The risky wager is unsuccessful and the company, out of money, is forced to again shut down in September 1996. It remains inactive for some months thereafter.

Following the withdrawal of Kharafi’s A320, the fleet is reformed in late 1997 and is provided with 3 secondhand Tupolev Tu-134As and 1 Tu-134B. Scheduled revenue service is resumed linking the company’s base with Bologna, Frankfurt, Istanbul, and Rome.

Service is maintained in 1998 and into 1999. In anticipation of air strikes by NATO countries against Serbian military targets in the campaign for an independent Kosovo, NATO, on March 24, halts all scheduled service in the Balkans by closing the airspace over Yugoslavia and surrounding countries. That evening, Operation Allied Force, the bombing attack on targets in Serbia and Kosovo, begins.

Albanian remains unable to operate scheduled service throughout the Kosovo crisis. It is, however, chartered by the UN to operate a number of refugee flights to destinations in Western Europe.

Regularly scheduled flights are quietly resumed during the summer and fall.

Four-time-per-week return service is launched on February 1, 2000 between Tirana and Trieste.

ALBANY AIR SERVICE: United States (1977-1978). Albany Air Service is established at Albany, New York, in 1977 to provide scheduled passenger and cargo services to New York via White Plains. Daily Beech 18 roundtrips are duly inaugurated, but can only be maintained into 1978.

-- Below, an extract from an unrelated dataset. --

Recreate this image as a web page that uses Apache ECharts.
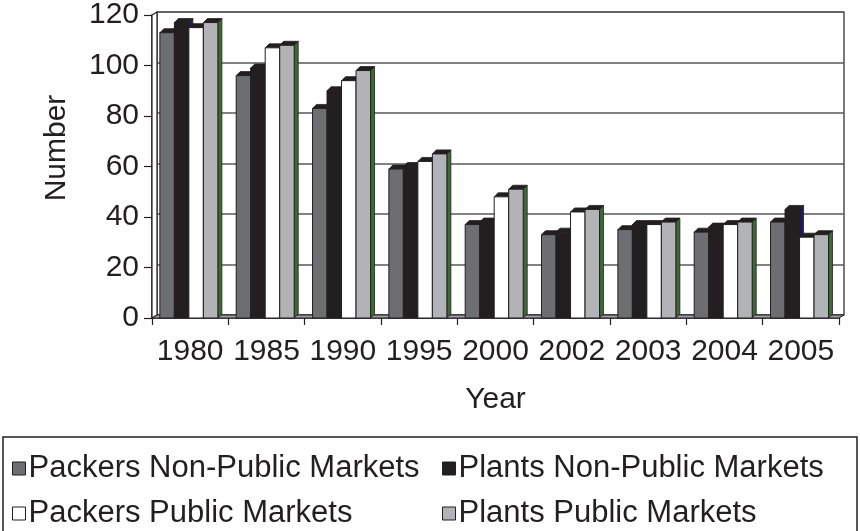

ALBANY AIR SERVICE AND ATHENS AVIATION: United States (1964-1970). AAS and AA are set up at the two Georgian cities in the summer of 1964 to operate scheduled air taxi flights under both names. Employing 1 Beech 18 and 1 Piper PA-23 Apache, the company inaugurates revenue flights on September 7 from Albany to Atlanta and from Athens to Atlanta, Jefferson, Winder, and Gainesville.

Flights continue apace over the next four years and the fleet is upgraded by the addition of a Piper PA-32 Cherokee Six. In 1968, service to Albany is halted and the company is renamed Cherokee Airways.